3rd President of the University of Prince Edward Island
- In office 1985–1995
- Preceded by: Peter Meincke
- Succeeded by: Elizabeth Rollins Epperly

Personal details
- Born: December 8, 1928 Rawalpindi, Pakistan
- Died: May 20, 2008 (aged 79) Sackville, New Brunswick
- Spouse: Mary Williamson
- Children: Charles, Sophia, Nicholas, Johanna, Luke
- Alma mater: University of Toronto

= Charles William John Eliot =

Canadian academic and university administrator

Charles William John Eliot (December 8, 1928 – May 20, 2008), commonly known as Willie Eliot or C.W.J. Eliot, was a Canadian academic and university administrator. Best known for being the third President of the University of Prince Edward Island, Eliot also served as President of the Classical Association of Canada and Chair of the Association of Atlantic Universities, among other positions. He was a member of the Order of Canada and was posthumously recognized as a founder of the University of Prince Edward Island.

==Early life and education==

Eliot was born in Rawalpindi, then in British India to Canadian parents, William Edmund Cyril Eliot and Ann Catherine Gertrude nee McDougall. After returning to Canada, Eliot attended Trinity College of the University of Toronto, where he studied Classics and earned a Bachelor of Arts, Master of Arts, and Doctor of Philosophy in 1961. Eliot also did graduate work at the American School of Classics in Athens, Greece between 1952 and 1957.

==Career==

Eliot began his academic career by teaching at the University of British Columbia from 1957 until 1971, when he returned to the American School of Classics as professor of archaeology. Between 1976 and 1985 Eliot held numerous positions at Mount Allison University, including Vice-President Academic, Secretary of the University Senate, and Dean of the Arts Faculty.
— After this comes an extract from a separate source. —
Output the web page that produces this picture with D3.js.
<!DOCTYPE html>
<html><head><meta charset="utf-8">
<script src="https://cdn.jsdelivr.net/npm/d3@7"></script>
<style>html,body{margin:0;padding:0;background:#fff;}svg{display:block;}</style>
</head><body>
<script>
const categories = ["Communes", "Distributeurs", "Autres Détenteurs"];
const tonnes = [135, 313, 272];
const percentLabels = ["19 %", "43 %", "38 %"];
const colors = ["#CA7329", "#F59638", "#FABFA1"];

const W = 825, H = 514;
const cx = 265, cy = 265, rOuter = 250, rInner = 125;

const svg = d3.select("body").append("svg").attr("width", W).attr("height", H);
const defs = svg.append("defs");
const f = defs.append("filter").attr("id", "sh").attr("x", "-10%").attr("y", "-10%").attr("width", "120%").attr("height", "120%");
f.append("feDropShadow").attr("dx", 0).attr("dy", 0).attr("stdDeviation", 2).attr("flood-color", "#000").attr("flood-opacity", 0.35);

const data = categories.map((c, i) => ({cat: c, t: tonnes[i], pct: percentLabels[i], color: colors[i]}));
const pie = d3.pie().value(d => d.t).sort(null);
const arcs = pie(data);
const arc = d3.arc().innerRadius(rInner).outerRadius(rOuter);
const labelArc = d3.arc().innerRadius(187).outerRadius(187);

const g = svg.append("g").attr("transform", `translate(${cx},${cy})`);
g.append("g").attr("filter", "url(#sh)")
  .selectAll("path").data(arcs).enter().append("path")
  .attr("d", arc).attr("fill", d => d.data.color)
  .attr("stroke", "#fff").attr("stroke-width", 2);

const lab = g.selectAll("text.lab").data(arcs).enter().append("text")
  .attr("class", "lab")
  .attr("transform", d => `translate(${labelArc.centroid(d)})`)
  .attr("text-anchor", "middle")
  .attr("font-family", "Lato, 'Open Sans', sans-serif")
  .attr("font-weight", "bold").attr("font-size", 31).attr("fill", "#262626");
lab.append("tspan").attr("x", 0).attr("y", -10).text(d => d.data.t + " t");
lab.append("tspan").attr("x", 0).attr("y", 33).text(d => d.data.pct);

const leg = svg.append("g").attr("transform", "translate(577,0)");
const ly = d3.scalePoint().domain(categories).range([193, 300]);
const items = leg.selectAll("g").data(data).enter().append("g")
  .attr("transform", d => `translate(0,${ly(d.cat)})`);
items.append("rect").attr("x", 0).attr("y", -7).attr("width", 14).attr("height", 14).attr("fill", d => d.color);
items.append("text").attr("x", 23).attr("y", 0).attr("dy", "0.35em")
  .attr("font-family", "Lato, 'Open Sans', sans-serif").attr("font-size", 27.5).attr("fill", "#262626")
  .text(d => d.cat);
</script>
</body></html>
In 1985 Eliot was appointed President and Vice-Chancellor of the University of Prince Edward Island, where he would oversee the opening of the Atlantic Veterinary College. In 1995 he finished his term as president and in 1996 was named President Emeritus. He retired from teaching in 1997.

Eliot was Chair of the Association of Atlantic Universities from 1989 until 1992 and President of the Classical Association of Canada from 1990 to 1992. From 1985 until 1995 he was on the Board of Governors for Holland College. Other notable positions held by Eliot include Chair of the Prince Edward Island Council of the Arts, Chair of the Prince Edward Island Ministerial Steering Committee on Culture, Chair of the Prince Edward Island Museum and Heritage Foundation, and President of the Community Museums Association of Prince Edward Island. He was also a member of the Government House Committee, Charlottetown Heritage Review Board, Canadian Social Sciences and Humanities Research Council, and the Board of Directors of the Society for the Study of Architecture in Canada.

Throughout his career Eliot lobbied for lowering tuition and making university more accessible, which was well documented beginning in his time at the University of British Columbia. A 1995 issue of Maclean's magazine quoted Eliot as having asked, "Who is going to accept a debt load of $20,000 to $40,000 to learn to appreciate poetry?". Upon receiving an honorary degree in 1999, a statement from St. Mary's University stated that Eliot's "advice and counsel is of enormous value in the shifting sands of academic life." After his death in 2008 a statement from the University of Prince Edward Island said that Eliot provided a "strong public voice on issues pertaining to the state of Canadian education and the plight of Canadian students".

==Honours and awards==

In 1994 Eliot became a Member of the Order of Canada. He was also awarded the Queen Elizabeth II Golden Jubilee Medal and the 125th Anniversary of the Confederation of Canada Medal. In 1993 he received the Lescarbot Award from the Canadian Federal Government for contributing the most to the arts in his local community of Charlottetown, PEI. He was also awarded the Prix Nicole Raymond Award from the Federation of New Brunswick Faculty Associations. Eliot received honorary degrees from University of King's College (1988) and Saint Marry's University (1999).

Each year the C.W.J. Eliot Scholarship is given to the UPEI student who achieves the highest average in their first year of study. In 2015 Eliot was recognized as a founder of UPEI and the campus features an outdoor space named "Eliot Plaza".